*WHAT IS REQUIRED*. Set down each line of the data below exactly as it stands, dropping the pictures.

*MATERIAL PROVIDED*.

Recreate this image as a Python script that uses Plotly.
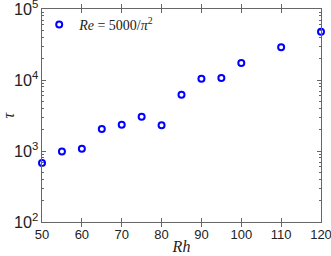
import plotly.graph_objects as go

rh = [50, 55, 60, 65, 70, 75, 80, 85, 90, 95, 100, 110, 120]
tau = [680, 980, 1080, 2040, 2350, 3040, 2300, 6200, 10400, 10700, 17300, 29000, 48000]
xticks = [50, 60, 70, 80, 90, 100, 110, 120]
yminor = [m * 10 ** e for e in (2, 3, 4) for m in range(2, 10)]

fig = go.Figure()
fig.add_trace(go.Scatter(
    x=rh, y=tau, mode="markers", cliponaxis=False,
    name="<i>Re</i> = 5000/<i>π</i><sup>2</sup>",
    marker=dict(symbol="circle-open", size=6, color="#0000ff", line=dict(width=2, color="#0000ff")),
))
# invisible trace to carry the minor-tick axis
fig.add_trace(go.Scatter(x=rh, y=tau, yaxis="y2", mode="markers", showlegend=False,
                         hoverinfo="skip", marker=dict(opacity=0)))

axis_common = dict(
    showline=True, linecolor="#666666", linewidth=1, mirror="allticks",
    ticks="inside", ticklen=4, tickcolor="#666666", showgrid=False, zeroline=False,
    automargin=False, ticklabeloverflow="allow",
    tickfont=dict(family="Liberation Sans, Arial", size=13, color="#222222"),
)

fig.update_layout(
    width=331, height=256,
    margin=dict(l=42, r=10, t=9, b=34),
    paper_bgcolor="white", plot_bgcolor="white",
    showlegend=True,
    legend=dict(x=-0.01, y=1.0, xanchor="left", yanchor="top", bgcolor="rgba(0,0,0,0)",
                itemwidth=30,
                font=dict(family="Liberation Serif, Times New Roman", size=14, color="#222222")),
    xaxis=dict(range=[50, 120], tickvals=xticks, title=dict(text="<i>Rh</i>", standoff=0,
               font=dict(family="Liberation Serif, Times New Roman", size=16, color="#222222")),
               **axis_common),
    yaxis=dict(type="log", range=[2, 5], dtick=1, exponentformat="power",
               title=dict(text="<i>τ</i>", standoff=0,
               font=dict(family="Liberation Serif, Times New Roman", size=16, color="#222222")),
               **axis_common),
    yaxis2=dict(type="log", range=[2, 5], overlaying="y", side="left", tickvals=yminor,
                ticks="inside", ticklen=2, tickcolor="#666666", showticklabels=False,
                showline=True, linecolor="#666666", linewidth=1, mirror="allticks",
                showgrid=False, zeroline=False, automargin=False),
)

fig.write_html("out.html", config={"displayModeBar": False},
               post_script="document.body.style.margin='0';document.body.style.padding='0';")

*FINAL ANSWER*.
Recreate this image as a Python script that uses Plotly.
import plotly.graph_objects as go

rh = [50, 55, 60, 65, 70, 75, 80, 85, 90, 95, 100, 110, 120]
tau = [680, 980, 1080, 2040, 2350, 3040, 2300, 6200, 10400, 10700, 17300, 29000, 48000]
xticks = [50, 60, 70, 80, 90, 100, 110, 120]
yminor = [m * 10 ** e for e in (2, 3, 4) for m in range(2, 10)]

fig = go.Figure()
fig.add_trace(go.Scatter(
    x=rh, y=tau, mode="markers", cliponaxis=False,
    name="<i>Re</i> = 5000/<i>π</i><sup>2</sup>",
    marker=dict(symbol="circle-open", size=6, color="#0000ff", line=dict(width=2, color="#0000ff")),
))
# invisible trace to carry the minor-tick axis
fig.add_trace(go.Scatter(x=rh, y=tau, yaxis="y2", mode="markers", showlegend=False,
                         hoverinfo="skip", marker=dict(opacity=0)))

axis_common = dict(
    showline=True, linecolor="#666666", linewidth=1, mirror="allticks",
    ticks="inside", ticklen=4, tickcolor="#666666", showgrid=False, zeroline=False,
    automargin=False, ticklabeloverflow="allow",
    tickfont=dict(family="Liberation Sans, Arial", size=13, color="#222222"),
)

fig.update_layout(
    width=331, height=256,
    margin=dict(l=42, r=10, t=9, b=34),
    paper_bgcolor="white", plot_bgcolor="white",
    showlegend=True,
    legend=dict(x=-0.01, y=1.0, xanchor="left", yanchor="top", bgcolor="rgba(0,0,0,0)",
                itemwidth=30,
                font=dict(family="Liberation Serif, Times New Roman", size=14, color="#222222")),
    xaxis=dict(range=[50, 120], tickvals=xticks, title=dict(text="<i>Rh</i>", standoff=0,
               font=dict(family="Liberation Serif, Times New Roman", size=16, color="#222222")),
               **axis_common),
    yaxis=dict(type="log", range=[2, 5], dtick=1, exponentformat="power",
               title=dict(text="<i>τ</i>", standoff=0,
               font=dict(family="Liberation Serif, Times New Roman", size=16, color="#222222")),
               **axis_common),
    yaxis2=dict(type="log", range=[2, 5], overlaying="y", side="left", tickvals=yminor,
                ticks="inside", ticklen=2, tickcolor="#666666", showticklabels=False,
                showline=True, linecolor="#666666", linewidth=1, mirror="allticks",
                showgrid=False, zeroline=False, automargin=False),
)

fig.write_html("out.html", config={"displayModeBar": False},
               post_script="document.body.style.margin='0';document.body.style.padding='0';")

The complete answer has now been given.